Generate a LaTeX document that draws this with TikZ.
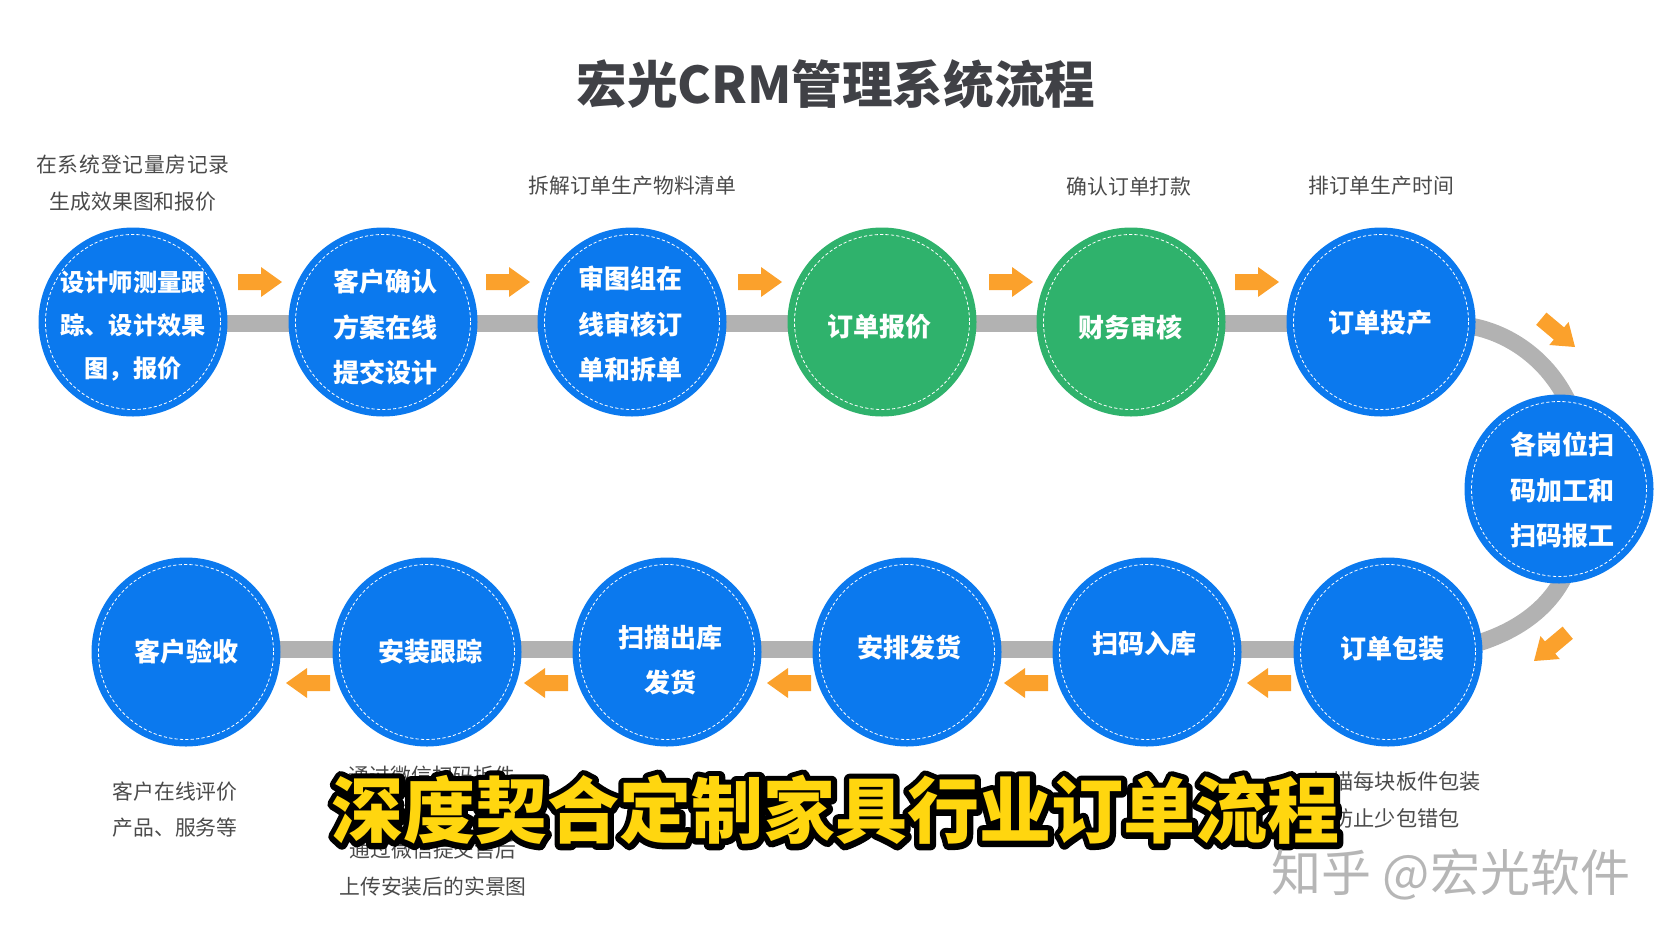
\documentclass[tikz,border=0pt]{standalone}
\usepackage{fontspec}
\usetikzlibrary{backgrounds}
\setmainfont{Noto Sans CJK SC}
\newfontfamily\cjk{Noto Sans CJK SC}
\newfontfamily\cjko[BoldFeatures={FakeBold=16}]{Noto Sans CJK SC}
\definecolor{stepblue}{HTML}{0B79EE}
\definecolor{stepgreen}{HTML}{2FB26C}
\definecolor{bandgray}{HTML}{B2B2B2}
\definecolor{arroworange}{HTML}{FBA12C}
\definecolor{notegray}{HTML}{4A4A4A}
\definecolor{titlegray}{HTML}{404146}
\definecolor{subyellow}{HTML}{FFD60F}
\definecolor{markgray}{HTML}{B6B6B6}
\tikzset{
  stepcircle/.style={circle,fill=#1,minimum size=189pt,inner sep=0pt,
    path picture={\draw[white,line width=0.8pt,dash pattern=on 3.2pt off 2.2pt]
      (path picture bounding box.center) circle (87.5);}},
  steptext/.style={text=white,align=center,inner sep=0pt,
    font=\cjk\bfseries\fontsize{26}{45.5}\selectfont},
  band/.style={draw=bandgray,line width=17pt,line join=round},
  note/.style={text=notegray,align=center,inner sep=0pt,
    font=\cjk\fontsize{20.8}{36.3}\selectfont},
  flow/.style={fill=arroworange},
}
\newcommand\flowarrow[3]{%
  \fill[flow,shift={(#1,#2)},rotate=#3]
    (0,0) -- (-21,15) -- (-21,8) -- (-44,8) -- (-44,-8) -- (-21,-8) -- (-21,-15) -- cycle;}
\begin{document}
\begin{tikzpicture}[x=1pt,y=-1pt]
\useasboundingbox (0,0) rectangle (1672,940);

\node[text=titlegray,inner sep=0pt,font=\cjk\bfseries\fontsize{50.6}{60}\selectfont] (title) at (836,84) {宏光CRM管理系统流程};

% top row
\node[stepcircle=stepblue,label={[steptext,yshift=-4pt,font=\cjk\bfseries\fontsize{24.2}{42.6}\selectfont]center:{设计师测量跟\\踪、设计效果\\图，报价}}] (n1) at (133,322) {};
\node[stepcircle=stepblue,label={[steptext,xshift=2pt,yshift=-5pt]center:{客户确认\\方案在线\\提交设计}}] (n2) at (383,322) {};
\node[stepcircle=stepblue,label={[steptext,xshift=-2pt,yshift=-2pt]center:{审图组在\\线审核订\\单和拆单}}] (n3) at (632,322) {};
\node[stepcircle=stepgreen,label={[steptext,xshift=-3pt,yshift=-5pt]center:{订单报价}}] (n4) at (882,322) {};
\node[stepcircle=stepgreen,label={[steptext,xshift=-1pt,yshift=-5pt]center:{财务审核}}] (n5) at (1131,322) {};
\node[stepcircle=stepblue,label={[steptext,xshift=-1pt,yshift=-1pt]center:{订单投产}}] (n6) at (1381,322) {};
% turn
\node[stepcircle=stepblue,label={[steptext,xshift=3pt,yshift=-1pt]center:{各岗位扫\\码加工和\\扫码报工}}] (n7) at (1559,489) {};
% bottom row
\node[stepcircle=stepblue,label={[steptext,xshift=4pt,yshift=3pt]center:{订单包装}}] (n8) at (1388,652) {};
\node[stepcircle=stepblue,label={[steptext,xshift=-3pt,yshift=8pt]center:{扫码入库}}] (n9) at (1147,652) {};
\node[stepcircle=stepblue,label={[steptext,xshift=2pt,yshift=4pt]center:{安排发货}}] (n10) at (907,652) {};
\node[stepcircle=stepblue,label={[steptext,xshift=3pt,yshift=-8pt]center:{扫描出库\\发货}}] (n11) at (667,652) {};
\node[stepcircle=stepblue,label={[steptext,xshift=3pt]center:{安装跟踪}}] (n12) at (427,652) {};
\node[stepcircle=stepblue,label={[steptext]center:{客户验收}}] (n13) at (186,652) {};

\coordinate (a1) at (1470,326);
\coordinate (a2) at (1568,402);
\coordinate (b1) at (1565,575);
\coordinate (b2) at (1475,644);

\begin{scope}[on background layer]
  \foreach \p/\q in {n1/n2,n2/n3,n3/n4,n4/n5,n5/n6}
    \draw[band] ([yshift=-1.5pt]\p.center) -- ([yshift=-1.5pt]\q.center);
  \foreach \p/\q in {n8/n9,n9/n10,n10/n11,n11/n12,n12/n13}
    \draw[band] ([yshift=3pt]\p.center) -- ([yshift=3pt]\q.center);
  \draw[band] (n6.center) -- (a1) .. controls (1510,333) and (1548,360) .. (a2) -- (n7.center);
  \draw[band] (n7.center) -- (b1) .. controls (1548,610) and (1515,632) .. (b2) -- (n8.center);
\end{scope}

% arrows
\flowarrow{282}{282}{0}
\flowarrow{530}{282}{0}
\flowarrow{782}{282}{0}
\flowarrow{1033}{282}{0}
\flowarrow{1279}{282}{0}
\flowarrow{1575}{347}{-40}
\flowarrow{1534}{661}{-140}
\flowarrow{1247}{683}{180}
\flowarrow{1004}{683}{180}
\flowarrow{767}{683}{180}
\flowarrow{524}{683}{180}
\flowarrow{286}{683}{180}

% notes
\node[note] (t1) at (133,183) {{\addfontfeature{LetterSpace=3.5}在系统登记量房记录}\\生成效果图和报价};
\node[note] (t3) at (632.5,185.5) {拆解订单生产物料清单};
\node[note] (t5) at (1129,186.5) {确认订单打款};
\node[note] (t6) at (1381,185.5) {排订单生产时间};
\node[note] (t13) at (175,809.5) {客户在线评价\\产品、服务等};
\node[note] (t12a) at (432,776) {通过微信扫码拆件};
\node[note] (t12b) at (433,868) {通过微信提交售后\\上传安装后的实景图};
\node[note,font=\cjk\fontsize{21.2}{36.3}\selectfont] (t8) at (1396,800) {扫描每块板件包装\\防止少包错包};

% caption
\begin{scope}[line join=round,line cap=round]
\node[text=black,inner sep=0pt,font=\cjko\bfseries\fontsize{72}{80}\selectfont] (subo) at (835.5,810) {\special{pdf:code 1 j 1 J}深度契合定制家具行业订单流程};
\end{scope}
\node[text=subyellow,inner sep=0pt,font=\cjk\bfseries\fontsize{72}{80}\selectfont] (suby) at (835.5,810) {深度契合定制家具行业订单流程};

% watermark
\node[text=markgray,inner sep=0pt,font=\cjk\fontsize{50}{50}\selectfont] (mark) at (1451,875) {知乎 @宏光软件};
\end{tikzpicture}
\end{document}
▬▬▬▬▬▬
(Set task):
Leave out all pictures, then copy the remaining material exactly.

(Full output):
Generate a LaTeX document that draws this with TikZ.
\documentclass[tikz,border=0pt]{standalone}
\usepackage{fontspec}
\usetikzlibrary{backgrounds}
\setmainfont{Noto Sans CJK SC}
\newfontfamily\cjk{Noto Sans CJK SC}
\newfontfamily\cjko[BoldFeatures={FakeBold=16}]{Noto Sans CJK SC}
\definecolor{stepblue}{HTML}{0B79EE}
\definecolor{stepgreen}{HTML}{2FB26C}
\definecolor{bandgray}{HTML}{B2B2B2}
\definecolor{arroworange}{HTML}{FBA12C}
\definecolor{notegray}{HTML}{4A4A4A}
\definecolor{titlegray}{HTML}{404146}
\definecolor{subyellow}{HTML}{FFD60F}
\definecolor{markgray}{HTML}{B6B6B6}
\tikzset{
  stepcircle/.style={circle,fill=#1,minimum size=189pt,inner sep=0pt,
    path picture={\draw[white,line width=0.8pt,dash pattern=on 3.2pt off 2.2pt]
      (path picture bounding box.center) circle (87.5);}},
  steptext/.style={text=white,align=center,inner sep=0pt,
    font=\cjk\bfseries\fontsize{26}{45.5}\selectfont},
  band/.style={draw=bandgray,line width=17pt,line join=round},
  note/.style={text=notegray,align=center,inner sep=0pt,
    font=\cjk\fontsize{20.8}{36.3}\selectfont},
  flow/.style={fill=arroworange},
}
\newcommand\flowarrow[3]{%
  \fill[flow,shift={(#1,#2)},rotate=#3]
    (0,0) -- (-21,15) -- (-21,8) -- (-44,8) -- (-44,-8) -- (-21,-8) -- (-21,-15) -- cycle;}
\begin{document}
\begin{tikzpicture}[x=1pt,y=-1pt]
\useasboundingbox (0,0) rectangle (1672,940);

\node[text=titlegray,inner sep=0pt,font=\cjk\bfseries\fontsize{50.6}{60}\selectfont] (title) at (836,84) {宏光CRM管理系统流程};

% top row
\node[stepcircle=stepblue,label={[steptext,yshift=-4pt,font=\cjk\bfseries\fontsize{24.2}{42.6}\selectfont]center:{设计师测量跟\\踪、设计效果\\图，报价}}] (n1) at (133,322) {};
\node[stepcircle=stepblue,label={[steptext,xshift=2pt,yshift=-5pt]center:{客户确认\\方案在线\\提交设计}}] (n2) at (383,322) {};
\node[stepcircle=stepblue,label={[steptext,xshift=-2pt,yshift=-2pt]center:{审图组在\\线审核订\\单和拆单}}] (n3) at (632,322) {};
\node[stepcircle=stepgreen,label={[steptext,xshift=-3pt,yshift=-5pt]center:{订单报价}}] (n4) at (882,322) {};
\node[stepcircle=stepgreen,label={[steptext,xshift=-1pt,yshift=-5pt]center:{财务审核}}] (n5) at (1131,322) {};
\node[stepcircle=stepblue,label={[steptext,xshift=-1pt,yshift=-1pt]center:{订单投产}}] (n6) at (1381,322) {};
% turn
\node[stepcircle=stepblue,label={[steptext,xshift=3pt,yshift=-1pt]center:{各岗位扫\\码加工和\\扫码报工}}] (n7) at (1559,489) {};
% bottom row
\node[stepcircle=stepblue,label={[steptext,xshift=4pt,yshift=3pt]center:{订单包装}}] (n8) at (1388,652) {};
\node[stepcircle=stepblue,label={[steptext,xshift=-3pt,yshift=8pt]center:{扫码入库}}] (n9) at (1147,652) {};
\node[stepcircle=stepblue,label={[steptext,xshift=2pt,yshift=4pt]center:{安排发货}}] (n10) at (907,652) {};
\node[stepcircle=stepblue,label={[steptext,xshift=3pt,yshift=-8pt]center:{扫描出库\\发货}}] (n11) at (667,652) {};
\node[stepcircle=stepblue,label={[steptext,xshift=3pt]center:{安装跟踪}}] (n12) at (427,652) {};
\node[stepcircle=stepblue,label={[steptext]center:{客户验收}}] (n13) at (186,652) {};

\coordinate (a1) at (1470,326);
\coordinate (a2) at (1568,402);
\coordinate (b1) at (1565,575);
\coordinate (b2) at (1475,644);

\begin{scope}[on background layer]
  \foreach \p/\q in {n1/n2,n2/n3,n3/n4,n4/n5,n5/n6}
    \draw[band] ([yshift=-1.5pt]\p.center) -- ([yshift=-1.5pt]\q.center);
  \foreach \p/\q in {n8/n9,n9/n10,n10/n11,n11/n12,n12/n13}
    \draw[band] ([yshift=3pt]\p.center) -- ([yshift=3pt]\q.center);
  \draw[band] (n6.center) -- (a1) .. controls (1510,333) and (1548,360) .. (a2) -- (n7.center);
  \draw[band] (n7.center) -- (b1) .. controls (1548,610) and (1515,632) .. (b2) -- (n8.center);
\end{scope}

% arrows
\flowarrow{282}{282}{0}
\flowarrow{530}{282}{0}
\flowarrow{782}{282}{0}
\flowarrow{1033}{282}{0}
\flowarrow{1279}{282}{0}
\flowarrow{1575}{347}{-40}
\flowarrow{1534}{661}{-140}
\flowarrow{1247}{683}{180}
\flowarrow{1004}{683}{180}
\flowarrow{767}{683}{180}
\flowarrow{524}{683}{180}
\flowarrow{286}{683}{180}

% notes
\node[note] (t1) at (133,183) {{\addfontfeature{LetterSpace=3.5}在系统登记量房记录}\\生成效果图和报价};
\node[note] (t3) at (632.5,185.5) {拆解订单生产物料清单};
\node[note] (t5) at (1129,186.5) {确认订单打款};
\node[note] (t6) at (1381,185.5) {排订单生产时间};
\node[note] (t13) at (175,809.5) {客户在线评价\\产品、服务等};
\node[note] (t12a) at (432,776) {通过微信扫码拆件};
\node[note] (t12b) at (433,868) {通过微信提交售后\\上传安装后的实景图};
\node[note,font=\cjk\fontsize{21.2}{36.3}\selectfont] (t8) at (1396,800) {扫描每块板件包装\\防止少包错包};

% caption
\begin{scope}[line join=round,line cap=round]
\node[text=black,inner sep=0pt,font=\cjko\bfseries\fontsize{72}{80}\selectfont] (subo) at (835.5,810) {\special{pdf:code 1 j 1 J}深度契合定制家具行业订单流程};
\end{scope}
\node[text=subyellow,inner sep=0pt,font=\cjk\bfseries\fontsize{72}{80}\selectfont] (suby) at (835.5,810) {深度契合定制家具行业订单流程};

% watermark
\node[text=markgray,inner sep=0pt,font=\cjk\fontsize{50}{50}\selectfont] (mark) at (1451,875) {知乎 @宏光软件};
\end{tikzpicture}
\end{document}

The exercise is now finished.